Friday, August 19, 2011
Russia - Cathedral of Christ the Saviour
Cathedral of Christ the Saviour.
Sent by Anya, a postcrosser from Moscow, Russia.
This is from Wikipedia : The Cathedral of Christ the Saviour (Russian: Храм Христа Спасителя) is a Church in Moscow, Russia, on the bank of the Moskva River, a few blocks west of the Kremlin. With an overall height of 105 metres (344 ft), it is the tallest Orthodox church in the world.
When Napoleon Bonaparte retreated from Moscow, Emperor Alexander I signed a manifest, 25 December 1812, declaring his intention to build a Cathedral in honor of Christ the Saviour "to signify Our gratitude to Divine Providence for saving Russia from the doom that overshadowed Her" and as a memorial to the sacrifices of the Russian people.
It took some time for actual work on the projected cathedral to get started. The first finished architectural project, by Aleksandr Lavrentyevich Vitberg, was endorsed by Alexander I in 1817. It was a flamboyant Neoclassical design full of Freemasonic symbolism. Construction work was begun on the Sparrow Hills, the highest point in Moscow, but the site proved insecure.

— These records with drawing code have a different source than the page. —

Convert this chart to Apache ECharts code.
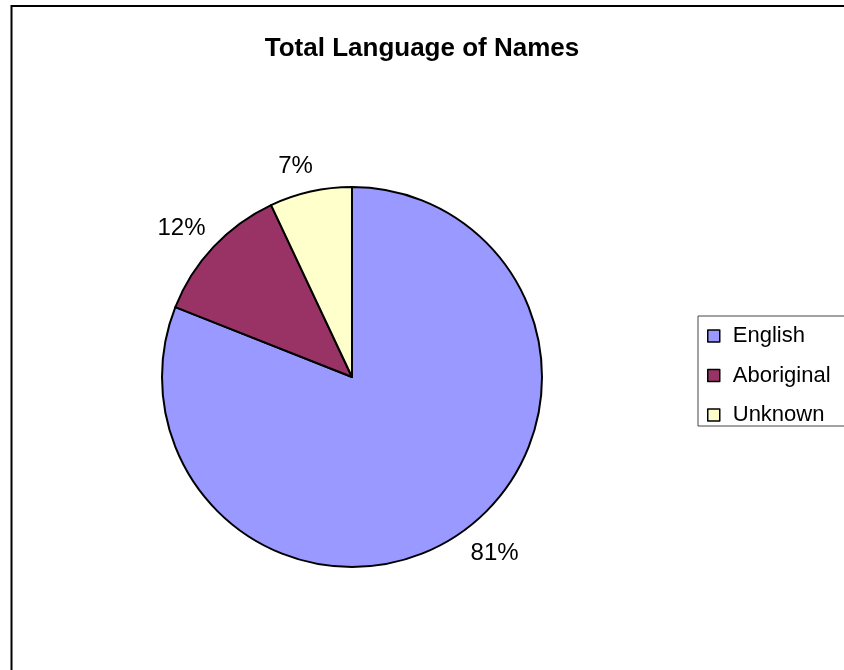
<!DOCTYPE html>
<html>
<head>
<meta charset="utf-8">
<script src="https://cdn.jsdelivr.net/npm/echarts@6/dist/echarts.min.js"></script>
<style>
html,body{margin:0;padding:0;background:#fff;}
#chart{width:844px;height:670px;}
</style>
</head>
<body>
<div id="chart"></div>
<script>
const categories = ['English', 'Aboriginal', 'Unknown'];
const values = [81, 12, 7];
const colors = ['#9999FF', '#993366', '#FFFFCC'];

const chart = echarts.init(document.getElementById('chart'));
const data = categories.map((c, i) => ({ name: c, value: values[i], itemStyle: { color: colors[i] } }));
// small per-label nudges to mimic the spreadsheet's label placement
const labelNudge = [[15, -11], [-5, 7], [-7, 11]];
const labelData = categories.map((c, i) => ({ name: c, value: values[i], label: { offset: labelNudge[i] } }));
const font = '"Liberation Sans", Arial, sans-serif';

chart.setOption({
  animation: false,
  backgroundColor: '#fff',
  graphic: [{
    type: 'rect',
    shape: { x: 11.5, y: 6, width: 1000, height: 1000 },
    style: { fill: 'none', stroke: '#000', lineWidth: 2 },
    silent: true,
    z: 10
  }],
  title: {
    text: 'Total Language of Names',
    left: 'center',
    top: 31,
    textStyle: { fontFamily: font, fontSize: 26, fontWeight: 'bold', color: '#000' }
  },
  legend: {
    orient: 'vertical',
    left: 698,
    top: 316,
    padding: [9, 60, 0, 9],
    itemGap: 17.5,
    itemWidth: 12,
    itemHeight: 12,
    icon: 'rect',
    borderColor: '#444',
    borderWidth: 1,
    data: categories,
    itemStyle: { borderColor: '#000', borderWidth: 1.5 },
    textStyle: { fontFamily: font, fontSize: 22, color: '#000', padding: [0, 0, 0, 8] }
  },
  series: [{
    type: 'pie',
    center: [352, 377],
    radius: 190,
    startAngle: 90,
    clockwise: true,
    data: data,
    itemStyle: { borderColor: '#000', borderWidth: 2 },
    label: { show: false },
    labelLine: { show: false },
    emphasis: { disabled: true }
  }, {
    type: 'pie',
    center: [352, 377],
    radius: [190, 258],
    startAngle: 90,
    clockwise: true,
    silent: true,
    data: labelData,
    itemStyle: { color: 'rgba(0,0,0,0)', borderWidth: 0 },
    label: {
      show: true,
      position: 'inside',
      formatter: p => p.value + '%',
      fontFamily: font,
      fontSize: 24,
      color: '#000'
    },
    labelLine: { show: false },
    emphasis: { disabled: true }
  }]
});
</script>
</body>
</html>
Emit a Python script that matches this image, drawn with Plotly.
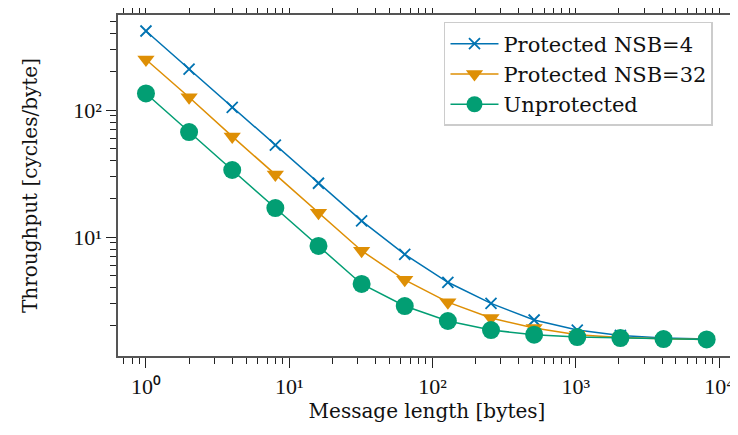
import numpy as np
import plotly.graph_objects as go

msg_len = [1, 2, 4, 8, 16, 32, 64, 128, 256, 512, 1024, 2048, 4096, 8192]
nsb4 = [419, 210, 105, 53, 26.5, 13.4, 7.3, 4.4, 3.0, 2.22, 1.85, 1.68, 1.6, 1.57]
nsb32 = [250, 126, 62, 31, 15.5, 7.8, 4.6, 3.07, 2.3, 1.92, 1.7, 1.62, 1.58, 1.56]
unprot = [135, 67, 33.7, 16.9, 8.5, 4.27, 2.86, 2.18, 1.85, 1.7, 1.63, 1.6, 1.57, 1.56]

names = ["Protected NSB=4", "Protected NSB=32", "Unprotected"]
colors = ["#0173B2", "#DE8F05", "#029E73"]

x_major = [1, 10, 100, 1000, 10000]
x_labels = ["10⁰", "10¹", "10²", "10³", "10⁴"]
y_major = [10, 100]
y_labels = ["10¹", "10²"]

x_minor = [m * 10 ** e for e in range(-1, 5) for m in range(2, 10)]
y_minor = [m * 10 ** e for e in range(0, 3) for m in range(2, 10)]

font = "DejaVu Serif"
tick_font = "Liberation Serif"

fig = go.Figure()
fig.add_trace(go.Scatter(x=msg_len, y=nsb4, name=names[0], mode="lines+markers",
                         line=dict(color=colors[0], width=1.5),
                         marker=dict(symbol="x-thin", size=11, line=dict(color=colors[0], width=1.8))))
fig.add_trace(go.Scatter(x=msg_len, y=nsb32, name=names[1], mode="lines+markers",
                         line=dict(color=colors[1], width=1.5),
                         marker=dict(symbol="triangle-down", size=15, color=colors[1])))
fig.add_trace(go.Scatter(x=msg_len, y=unprot, name=names[2], mode="lines+markers",
                         line=dict(color=colors[2], width=1.5),
                         marker=dict(symbol="circle", size=18, color=colors[2])))

axis_common = dict(
    showgrid=False, zeroline=False, showline=True, linecolor="#555555", linewidth=1.5,
    mirror="ticks", ticks="outside", ticklen=10, tickwidth=1.2, tickcolor="#222222",
    tickfont=dict(family=tick_font, size=22, color="#111111"), automargin=False,
)

fig.update_layout(
    width=730, height=427,
    margin=dict(l=110, r=2, t=7, b=79),
    paper_bgcolor="white", plot_bgcolor="white",
    font=dict(family=font, color="#111111"),
    xaxis=dict(type="log", range=[np.log10(0.638), np.log10(13130)],
               tickmode="array", tickvals=x_major, ticktext=x_labels,
               minor=dict(tickmode="array", tickvals=x_minor, ticks="outside", ticklen=6,
                          tickwidth=1.2, tickcolor="#222222"),
               title=dict(text="Message length [bytes]", font=dict(family=font, size=20), standoff=6),
               **axis_common),
    yaxis=dict(type="log", range=[np.log10(1.156), np.log10(560)],
               tickmode="array", tickvals=y_major, ticktext=y_labels,
               minor=dict(tickmode="array", tickvals=y_minor, ticks="outside", ticklen=6,
                          tickwidth=1.2, tickcolor="#222222"),
               title=dict(text="Throughput [cycles/byte]", font=dict(family=font, size=20), standoff=30),
               **axis_common),
    legend=dict(x=0.5275, y=0.9795, xanchor="left", yanchor="top",
                bgcolor="white", bordercolor="#cccccc", borderwidth=1.5,
                font=dict(family=font, size=21), tracegroupgap=0, itemwidth=48),
    showlegend=True,
)

fig.write_html("out.html")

In the meantime Alexander I was succeeded by his brother Nicholas I. Profoundly Orthodox and patriotic, the new Tsar disliked the Neoclassicism and Freemasonry of the project selected by his brother. He commissioned his favourite architect Konstantin Thon to create a new design, taking as his model Hagia Sophia in Constantinople, Turkey. Thon's Neo-Byzantine design was approved in 1832, and a new site, closer to the Moscow Kremlin, was chosen by the Tsar in 1837. A convent and church on the site had to be relocated, so that the cornerstone was not laid until 1839.
The Cathedral took many years to build and did not emerge from its scaffolding until 1860. Some of the best Russian painters (Ivan Kramskoi, Vasily Surikov, Vasily Vereshchagin) continued to embellish the interior for another twenty years. The Cathedral was consecrated on the very day Alexander III was crowned, 26 May 1883. A year earlier, Tchaikovsky's 1812 Overture debuted there.
The inner sanctum of the church (naos) was ringed by a two-floor gallery, its walls inlaid with rare sorts of marble, granite, and other precious stones. The ground floor of the gallery was a memorial dedicated to the Russian victory over Napoleon. The walls displayed more than 1,000 square meters of Carrara bianca marble plaques listing major commanders, regiments, and battles of the Patriotic War of 1812 (with the lists of awards and casualties appended). The second floor of the gallery was occupied by church choirs.
The giant dome of the cathedral for the first time in history was gilded using the technique of gold electroplating, replacing the older and insecure technique of mercury gilding.